John Kitching, a director of French Law Consultancy Limited, answers a reader query on inheritance tax on cross-border estates
Reader question: My citizenship and my will are both American. Because I am living in France, would French inheritance tax apply to my worldwide estate?
This is one of the most easily confused aspects of cross-border estates.
Since August 15, 2015, the EU Succession Regulation has allowed people to use their wills (made after that date) to elect the law of their nationality to apply to how their estate is dealt with and who is allowed to inherit.
If there is no express election of the law of nationality, then the law of the country of last place of permanent habitual residence applies.
However, taxation and inheritance law are not the same thing. This means:
- You cannot elect which country taxes your estate;
- Even if you elect the law of your nationality, you cannot elect the tax rules of your nationality to be the relevant tax regime;
- The EU Succession Regulation only applies to inheritance law. It does not apply to inheritance tax. If you die as a permanent resident of France, French inheritance tax applies to your worldwide estate.

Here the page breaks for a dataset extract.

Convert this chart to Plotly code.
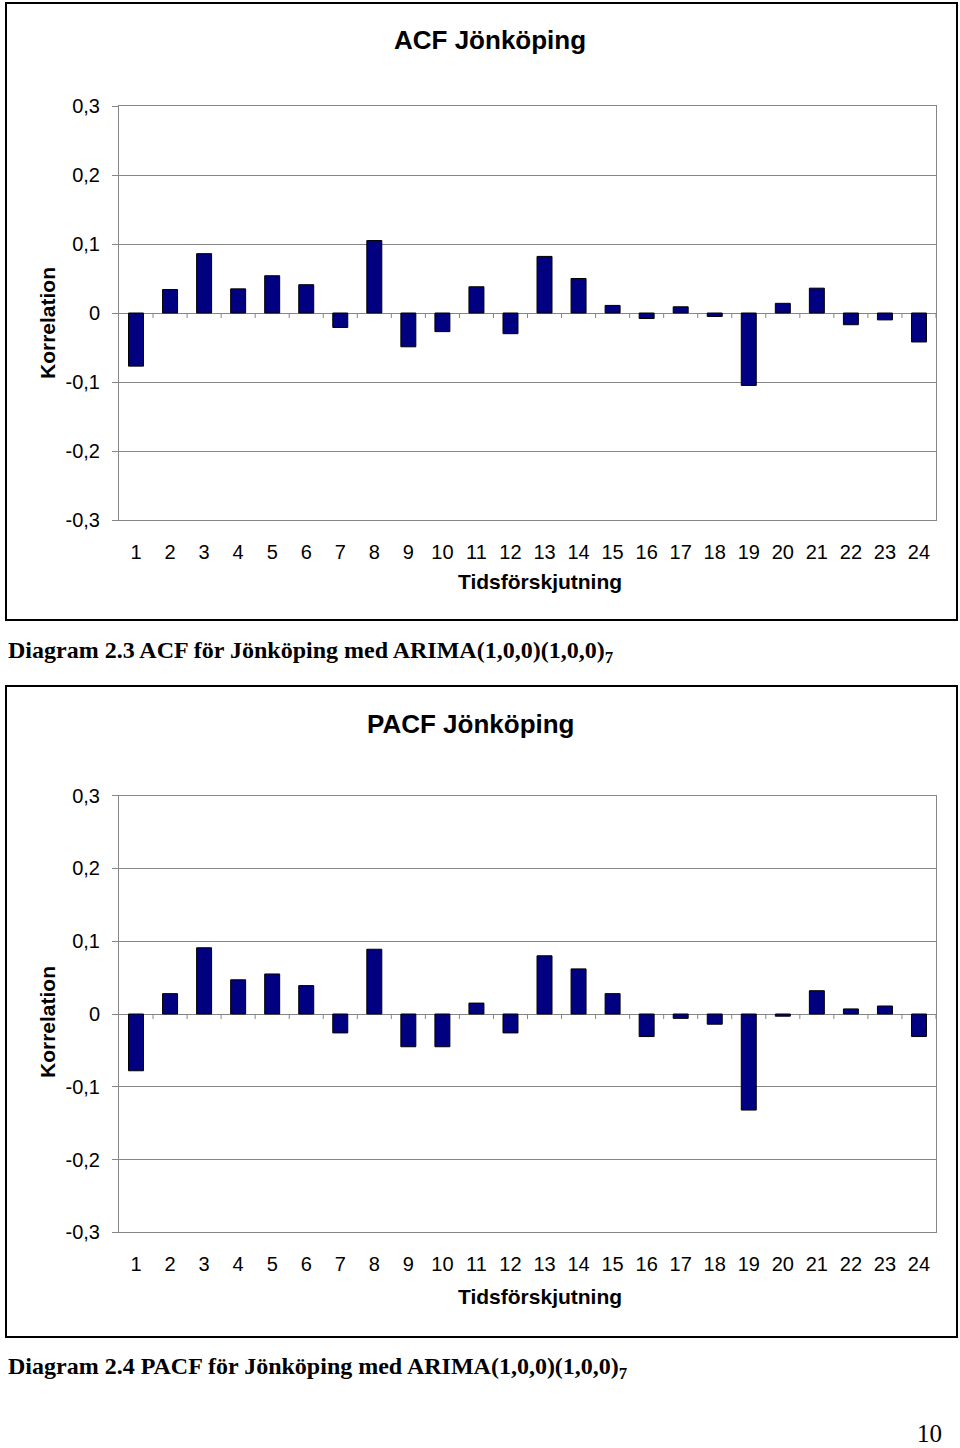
import plotly.graph_objects as go

# ---- data ----
lags = list(range(1, 25))
lag_labels = [str(v) for v in lags]
acf_values = [-0.077, 0.034, 0.086, 0.035, 0.054, 0.041, -0.021, 0.105, -0.049, -0.027,
              0.038, -0.030, 0.082, 0.050, 0.011, -0.008, 0.009, -0.005, -0.105, 0.014,
              0.036, -0.017, -0.010, -0.042]
pacf_values = [-0.078, 0.028, 0.091, 0.047, 0.055, 0.039, -0.026, 0.089, -0.045, -0.045,
               0.015, -0.026, 0.080, 0.062, 0.028, -0.031, -0.006, -0.014, -0.132, -0.003,
               0.032, 0.007, 0.011, -0.031]
y_tickvals = [-0.3, -0.2, -0.1, 0, 0.1, 0.2, 0.3]
y_ticktext = ["-0,3", "-0,2", "-0,1", "0", "0,1", "0,2", "0,3"]
titles = ["ACF Jönköping", "PACF Jönköping"]
x_title = "Tidsförskjutning"
y_title = "Korrelation"
captions = ["Diagram 2.3 ACF för Jönköping med ARIMA(1,0,0)(1,0,0)<sub>7</sub>",
            "Diagram 2.4 PACF för Jönköping med ARIMA(1,0,0)(1,0,0)<sub>7</sub>"]
page_number = "10"

W, H = 960, 1448
SANS = "Liberation Sans, Arial, sans-serif"
SERIF = "Liberation Serif, Times New Roman, serif"
GRAY = "#868686"
BAR = "#000080"


def px(x):
    return x / W


def py(y):
    return 1 - y / H


fig = go.Figure()

panels = [
    dict(vals=acf_values, xa="x", ya="y", top=106, bottom=520),
    dict(vals=pacf_values, xa="x2", ya="y2", top=795.7, bottom=1232.3),
]

for p in panels:
    fig.add_trace(go.Bar(
        x=lags, y=p["vals"], xaxis=p["xa"], yaxis=p["ya"],
        width=0.44,
        marker=dict(color=BAR, line=dict(color="black", width=1)),
        hoverinfo="x+y",
    ))

layout = dict(
    width=W, height=H,
    margin=dict(l=0, r=0, t=0, b=0, autoexpand=False),
    paper_bgcolor="white", plot_bgcolor="white",
    showlegend=False,
    separators=",.",
    bargap=0.56,
)

for i, p in enumerate(panels):
    sfx = "" if i == 0 else str(i + 1)
    layout["xaxis" + sfx] = dict(
        domain=[px(119), px(936)], anchor="y" + sfx,
        range=[0.5, 24.5],
        tickmode="array", tickvals=lags, ticktext=lag_labels,
        tickfont=dict(family=SANS, size=20, color="black"),
        showgrid=False, zeroline=False,
        showline=True, linecolor=GRAY, linewidth=1, mirror=True,
        ticks="", ticklabelstandoff=14,
        automargin=False,
        fixedrange=True,
    )
    layout["yaxis" + sfx] = dict(
        domain=[py(p["bottom"]), py(p["top"])], anchor="x" + sfx,
        range=[-0.3, 0.3],
        tickmode="array", tickvals=y_tickvals, ticktext=y_ticktext,
        tickfont=dict(family=SANS, size=20, color="black"),
        showgrid=True, gridcolor=GRAY, gridwidth=1,
        zeroline=True, zerolinecolor=GRAY, zerolinewidth=1,
        showline=True, linecolor=GRAY, linewidth=1, mirror=True,
        ticks="outside", ticklen=6, tickcolor=GRAY, tickwidth=1,
        ticklabelstandoff=8,
        automargin=False,
        fixedrange=True,
    )

shapes = []
# chart frames
for top, bottom in [(3, 620), (686, 1337)]:
    shapes.append(dict(type="rect", xref="paper", yref="paper",
                       x0=px(6), x1=px(957), y0=py(bottom), y1=py(top),
                       line=dict(color="black", width=2), layer="below"))
# category boundary tick marks on the zero line
for i, p in enumerate(panels):
    sfx = "" if i == 0 else str(i + 1)
    for b in lags:
        shapes.append(dict(type="line", xref="x" + sfx, yref="y" + sfx,
                           ysizemode="pixel", yanchor=0, y0=0, y1=-5,
                           x0=b + 0.5, x1=b + 0.5,
                           line=dict(color=GRAY, width=1)))
layout["shapes"] = shapes

ann = []
title_pos = [(490, 40), (471, 724)]
xt_pos = [(540, 581), (540, 1296)]
yt_pos = [(47, 323), (47, 1022)]
cap_pos = [(6, 652), (6, 1368)]
for i in range(2):
    ann.append(dict(text="<b>" + titles[i] + "</b>", x=px(title_pos[i][0]), y=py(title_pos[i][1]),
                    xref="paper", yref="paper", showarrow=False, xanchor="center", yanchor="middle",
                    font=dict(family=SANS, size=26, color="black")))
    ann.append(dict(text="<b>" + x_title + "</b>", x=px(xt_pos[i][0]), y=py(xt_pos[i][1]),
                    xref="paper", yref="paper", showarrow=False, xanchor="center", yanchor="middle",
                    font=dict(family=SANS, size=21, color="black")))
    ann.append(dict(text="<b>" + y_title + "</b>", x=px(yt_pos[i][0]), y=py(yt_pos[i][1]),
                    xref="paper", yref="paper", showarrow=False, xanchor="center", yanchor="middle",
                    textangle=-90,
                    font=dict(family=SANS, size=21, color="black")))
    ann.append(dict(text="<b>" + captions[i] + "</b>", x=px(cap_pos[i][0]), y=py(cap_pos[i][1]),
                    xref="paper", yref="paper", showarrow=False, xanchor="left", yanchor="middle",
                    font=dict(family=SERIF, size=24, color="black")))
ann.append(dict(text=page_number, x=px(943), y=0, xref="paper", yref="paper",
                showarrow=False, xanchor="right", yanchor="bottom", borderpad=0,
                font=dict(family=SERIF, size=25, color="black")))
layout["annotations"] = ann

fig.update_layout(**layout)

fig.write_html("out.html", config={"displayModeBar": False, "staticPlot": True},
               post_script="document.body.style.margin='0';document.body.style.overflow='hidden';")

This may include tax on assets in non-French jurisdictions but if there is a double-tax agreement in place between the countries, you can generally credit foreign tax against the French tax in relation to the same asset.
French inheritance tax is not always bad.
If you leave the estate to a spouse, Pacs partner or a registered civil partner, there is no tax due.
A bloodline or adopted child gets a €100,000 tax-free allowance and then tax applies on a sliding scale above that, from 5% to 45%.
The 20% band, however, covers up to €552,324.
Under your national law, you may be able to leave assets to a stepchild or an unmarried partner, but watch out as they would be taxed at 60% after an allowance of just €1,594 under French inheritance tax rules.